Ian McDonald, a multi-instrumentalist who was part of the founding lineups of the art-rock group King Crimson in the late 1960s and the more commercial Foreigner in the mid-’70s, died Wednesday at age 75. No cause of death was immediately given but a spokesperson said he “passed away peacefully” surrounded by family at his home in New York City.
Among the hits he played on were such platinum Foreigner radio staples as “Hot Blooded,” “Cold as Ice,” “Feels Like the First Time” and “Double Vision.”
“I’m quite proud of the fact that the two bands I was a founding member of, King Crimson and Foreigner, are still out there playing,” McDonald said in a 2020 interview with Sound & Vision, even though he had little interest in reunions or rejoining the current iterations of those groups.

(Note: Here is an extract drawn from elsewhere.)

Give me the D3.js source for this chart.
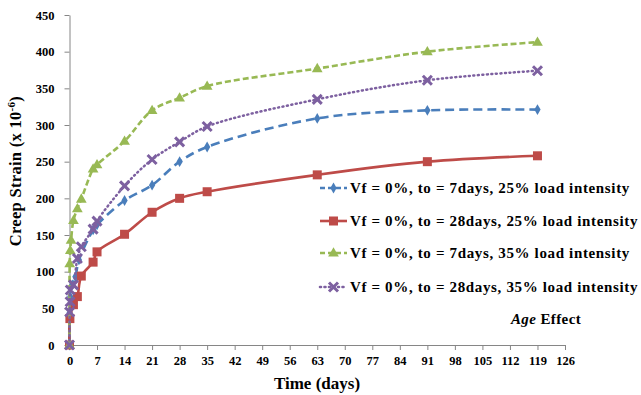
<!DOCTYPE html>
<html>
<head>
<meta charset="utf-8">
<script src="https://cdn.jsdelivr.net/npm/d3@7"></script>
<style>
  body { margin: 0; background: #fff; }
  svg { display: block; font-family: "Liberation Serif", "Times New Roman", serif; font-weight: bold; }
</style>
</head>
<body>
<svg id="chart" width="641" height="395"></svg>
<script>
// x ticks (days) and y ticks
const xTicks = d3.range(0, 127, 7);
const yTicks = d3.range(0, 451, 50);

// series: time (days) and creep strain (x 10^-6)
const daysBlue   = [0, 0.05, 0.2, 0.7, 1.5, 2.4, 6, 7, 14, 21, 28, 35, 63, 91, 119];
const strainBlue = [0, 44, 66, 82, 93, 116, 157, 164, 197, 218, 250, 270, 309, 320, 321];

const daysRed    = [0, 0.1, 1, 2, 3, 6, 7, 14, 21, 28, 35, 63, 91, 119];
const strainRed  = [0, 36, 55, 66, 94, 113, 127, 151, 181, 200, 209, 232, 250, 258];

const daysGreen   = [0, 0.05, 0.2, 0.4, 1, 2, 3, 6, 7, 14, 21, 28, 35, 63, 91, 119];
const strainGreen = [0, 111, 129, 143, 170, 186, 199, 240, 246, 278, 320, 337, 353, 377, 400, 413];

const daysPurple   = [0, 0.05, 0.15, 0.2, 1, 2, 3, 6, 7, 14, 21, 28, 35, 63, 91, 119];
const strainPurple = [0, 45, 59, 75, 82, 118, 134, 158, 169, 217, 253, 277, 298, 335, 361, 374];

const seriesNames = [
  "Vf = 0%, to = 7days, 25% load intensity",
  "Vf = 0%, to = 28days, 25% load intensity",
  "Vf = 0%, to = 7days, 35% load intensity",
  "Vf = 0%, to = 28days, 35% load intensity"
];

const series = [
  { name: seriesNames[0], x: daysBlue, y: strainBlue, color: "#4a7ebb", dash: "9,5", marker: "diamond" },
  { name: seriesNames[1], x: daysRed, y: strainRed, color: "#be4b48", dash: null, marker: "square" },
  { name: seriesNames[2], x: daysGreen, y: strainGreen, color: "#98b954", dash: "6,3", marker: "triangle" },
  { name: seriesNames[3], x: daysPurple, y: strainPurple, color: "#7d60a0", dash: "1,3.5", marker: "x" }
];

const svg = d3.select("#chart");
const margin = { left: 69.5, right: 565, top: 15, bottom: 345 };

const x = d3.scaleLinear().domain([0, 126]).range([margin.left, margin.right]);
const y = d3.scaleLinear().domain([0, 450]).range([margin.bottom, margin.top]);

const axisColor = "#868686";

// axes
const gx = svg.append("g")
  .attr("transform", "translate(0," + margin.bottom + ")")
  .call(d3.axisBottom(x).tickValues(xTicks).tickSize(5).tickSizeOuter(0).tickPadding(6));
const gy = svg.append("g")
  .attr("transform", "translate(" + margin.left + ",0)")
  .call(d3.axisLeft(y).tickValues(yTicks).tickSize(5).tickSizeOuter(0).tickPadding(10));

[gx, gy].forEach(g => {
  g.select(".domain").attr("stroke", axisColor);
  g.selectAll(".tick line").attr("stroke", axisColor);
  g.selectAll(".tick text")
    .attr("fill", "#000")
    .style("font-family", "'Liberation Serif', serif")
    .style("font-weight", "bold")
    .style("font-size", "12.5px");
});

// axis titles
svg.append("text")
  .attr("x", 317).attr("y", 389)
  .attr("text-anchor", "middle")
  .style("font-size", "17px")
  .text("Time (days)");

const yTitle = svg.append("text")
  .attr("transform", "translate(21,171) rotate(-90)")
  .attr("text-anchor", "middle")
  .style("font-size", "16.5px")
  .style("letter-spacing", "0.3px");
yTitle.append("tspan").text("Creep Strain  (x 10");
yTitle.append("tspan").attr("dy", -6).style("font-size", "11px").text("-6");
yTitle.append("tspan").attr("dy", 6).text(")");

// marker drawing
function drawMarker(g, type, color, cx, cy) {
  if (type === "diamond") {
    g.append("path").attr("d", d3.symbol(d3.symbolDiamond, 34)())
      .attr("transform", "translate(" + cx + "," + cy + ")").attr("fill", color);
  } else if (type === "square") {
    g.append("rect").attr("x", cx - 4.5).attr("y", cy - 4.5)
      .attr("width", 9).attr("height", 9).attr("fill", color);
  } else if (type === "triangle") {
    g.append("path").attr("d", d3.symbol(d3.symbolTriangle, 50)())
      .attr("transform", "translate(" + cx + "," + (cy + 0.5) + ")").attr("fill", color);
  } else if (type === "x") {
    const s = 4.5;
    g.append("path")
      .attr("d", "M" + (cx - s) + "," + (cy - s) + "L" + (cx + s) + "," + (cy + s) +
                 "M" + (cx - s) + "," + (cy + s) + "L" + (cx + s) + "," + (cy - s))
      .attr("stroke", color).attr("stroke-width", 3).attr("fill", "none");
  }
}

const line = d3.line()
  .x(d => x(d[0]))
  .y(d => y(d[1]))
  .curve(d3.curveCatmullRom.alpha(0.5));

series.forEach(s => {
  const pts = s.x.map((d, i) => [d, s.y[i]]);
  const g = svg.append("g");
  g.append("path")
    .datum(pts)
    .attr("d", line)
    .attr("fill", "none")
    .attr("stroke", s.color)
    .attr("stroke-width", s.marker === "x" ? 2.5 : 2.6)
    .attr("stroke-linecap", s.marker === "x" ? "round" : "butt")
    .attr("stroke-dasharray", s.dash);
  pts.forEach(p => drawMarker(g, s.marker, s.color, x(p[0]), y(p[1])));
});

// legend
const legendY = [188, 221, 253, 287];
series.forEach((s, i) => {
  const g = svg.append("g");
  const ly = legendY[i];
  g.append("line")
    .attr("x1", 320).attr("x2", 347).attr("y1", ly).attr("y2", ly)
    .attr("stroke", s.color).attr("stroke-width", 2.6)
    .attr("stroke-linecap", s.marker === "x" ? "round" : "butt")
    .attr("stroke-dasharray", s.dash ? (s.marker === "x" ? "1,3.5" : "5,3") : null);
  drawMarker(g, s.marker, s.color, 333.5, ly);
  g.append("text")
    .attr("x", 350).attr("y", ly + 5)
    .style("font-size", "15px")
    .style("letter-spacing", "0.65px")
    .text(s.name);
});

// annotation
const note = svg.append("text")
  .attr("x", 546).attr("y", 324)
  .attr("text-anchor", "middle")
  .style("font-size", "15px")
  .style("letter-spacing", "0.4px");
note.append("tspan").style("font-style", "italic").text("Age");
note.append("tspan").text(" Effect");
</script>
</body>
</html>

McDonald, original Foreigner singer Lou Gramm and some other original members did come back together to play some 40th anniversary shows commemorating the 40th anniversary of that band’s 1977 debut.
With King Crimson, McDonald played keyboard and woodwinds, and added guitar to his performing repertoire when he was part of the startup lineup for Foreigner’s first three albums. “Because I didn’t play guitar at all on the ‘In the Court of the Crimson King’ album, sometimes, people are surprised that I do play guitar,” he told Sound & Vision. “Songs like ‘The Court of the Crimson King’ and ‘I Talk to the Wind’ were actually composed on guitar, but I don’t have a guitar credit on the album since I didn’t play guitar on the album.”
McDonald only stayed with King Crimson for one album, the group’s 1969 debut “In the Court of the Crimson King,” but was considered instrumental in establishing the prog-rock sound that still had iterations of the band surviving a half-century later.
“I used to have regrets about that, and that I should have stayed at least through the second album,” McDonald said about leaving the group in a 2019 interview with thelosangelesbeat. “But now I don’t regret it because had I stayed, things would have turned out very differently for me up until this moment… I’m very happy with the way things have played out since then.” Of the band’s serious image, McDonald said, “It was fun! It was done with a tremendous amount of humor. The image of King Crimson is sort of this monstrous band, but it was so much fun! We were just having a laugh.”
Talking about that debut album’s endurance, he said, “Without sounding conceited… in one sense it doesn’t surprise me because one thing I tried to do as the main producer was be very careful to have every moment be able to be listened to hundreds of times, so that hopefully the album would withstand the test of time. Here we are 50 years later, and people are still talking about it.”
McDonald also served as a session musician, appearing on T. Rex’s “Get It On (Bang a Gong)” in between his Crimson and Foreigner stints, among other recordings.
In recent years, McDonald had played with the straight-ahead New York rock band Honey West, with frontman Ted Zurkowski.
McDonald is survived by his son, Maxwell McDonald.